For retail chains and other competitive consumer-based companies, the information in the “shops” – industry lingo for the work of the undercover operatives – is vital, said Judi Hess, owner of Customer Perspectives, a New Hampshire company that services many western Massachusetts clients, including Florence Savings Bank.
“Your reputation is everything, particularly now with social media … ,” Hess said. “How do businesses know if their customer service is as good as they think it is if they don’t measure?”
Florence Savings has used mystery shoppers for the last six years, sending them into its nine branches on a quarterly basis to grade tellers, lenders and customer service representatives. Its call center is also surveyed.

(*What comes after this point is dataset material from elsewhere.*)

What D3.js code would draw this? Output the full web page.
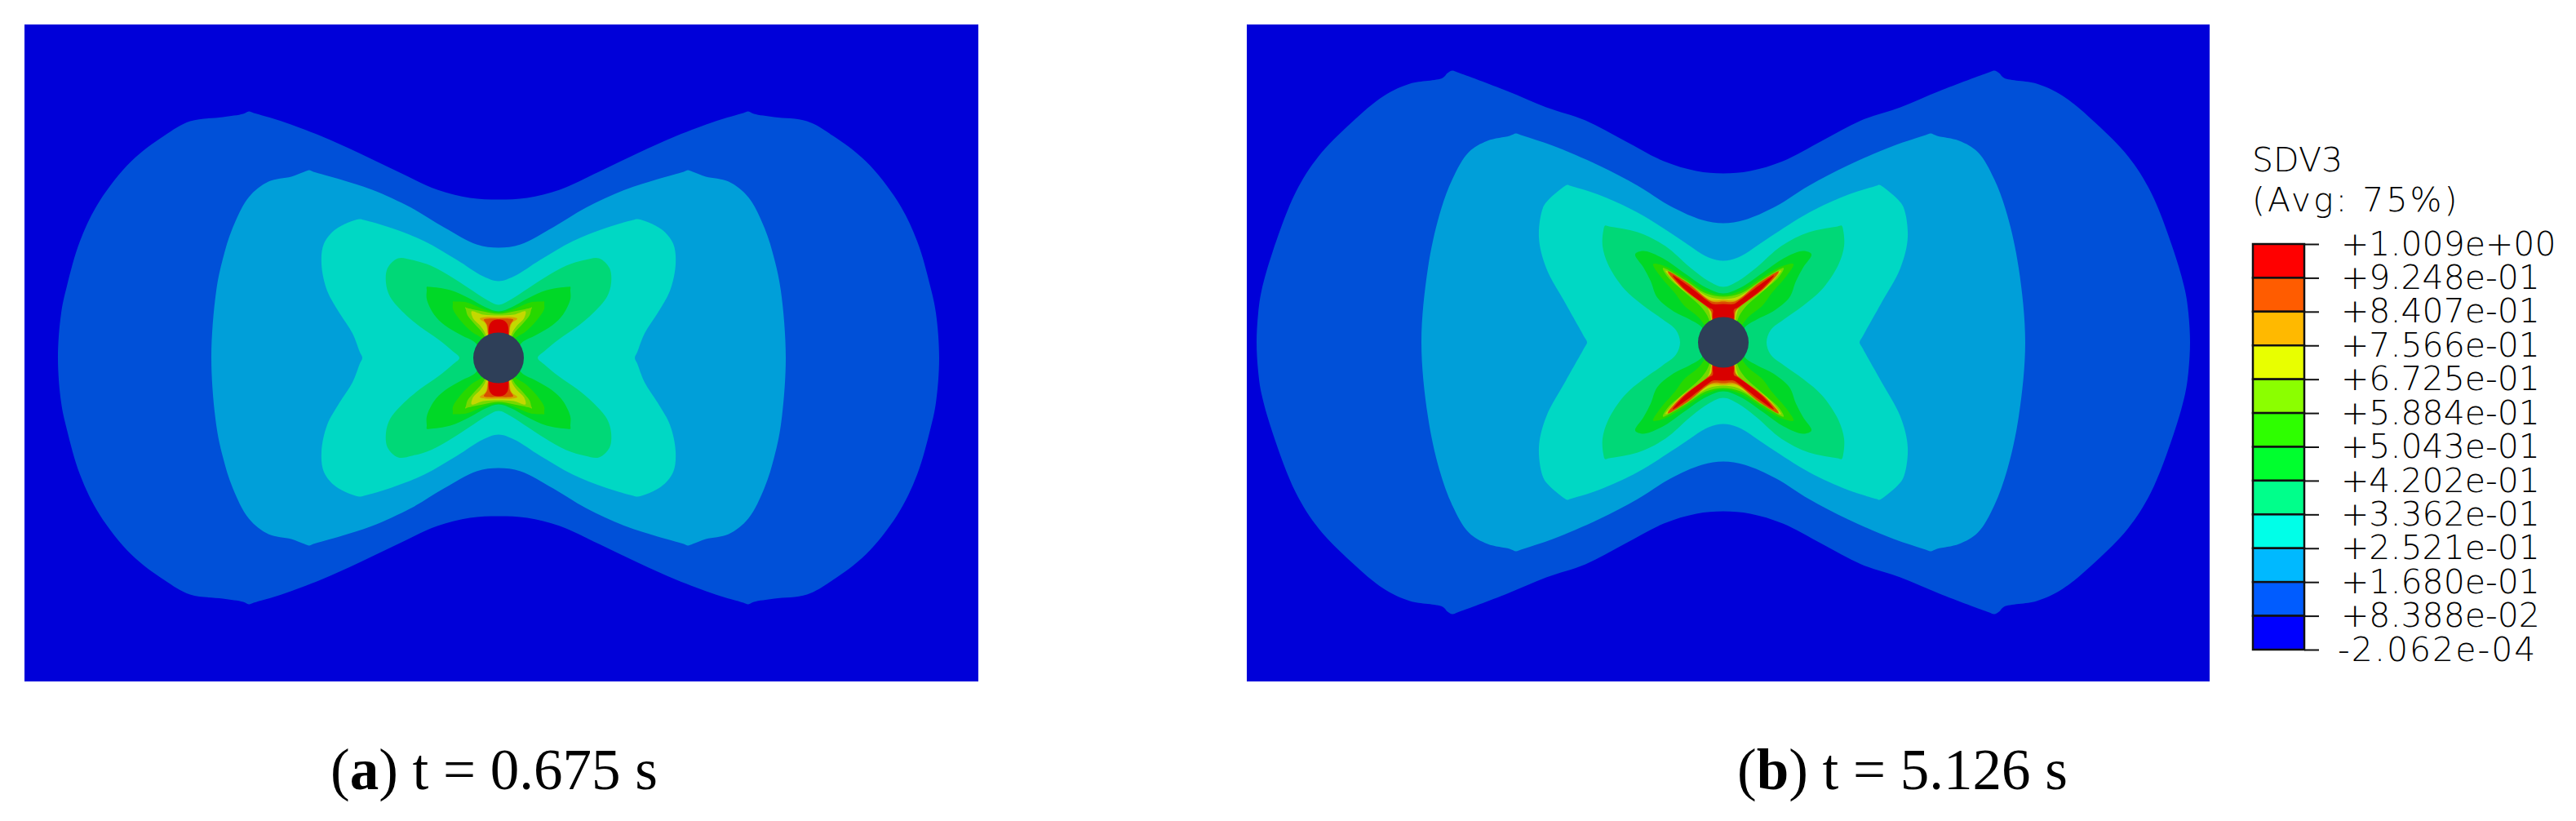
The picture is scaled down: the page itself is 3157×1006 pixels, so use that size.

“We want to make sure that our customers have a positive experience with the bank on a very consistent basis,” said Sharon Rogalski, senior vice president and director of retail banking.
Florence Savings devotes a lot of resources to training employees about customer service, Rogalski said. Mystery shopping is a way for the bank to have “fresh” eyes providing feedback on how well employees are meeting standards.
It also enables the bank to acknowledge workers who are performing well.
“We know we have a lot of employees who do an outstanding job, but this gives us an opportunity to recognize and thank them,” Rogalski said. “We do not view it as an ‘I gotcha.’ ”
Rogalski said she reviews every mystery shopping report the bank receives, makes notes on it and gives it to the employee. President John Heaps, the bank’s CEO, does the same, she said.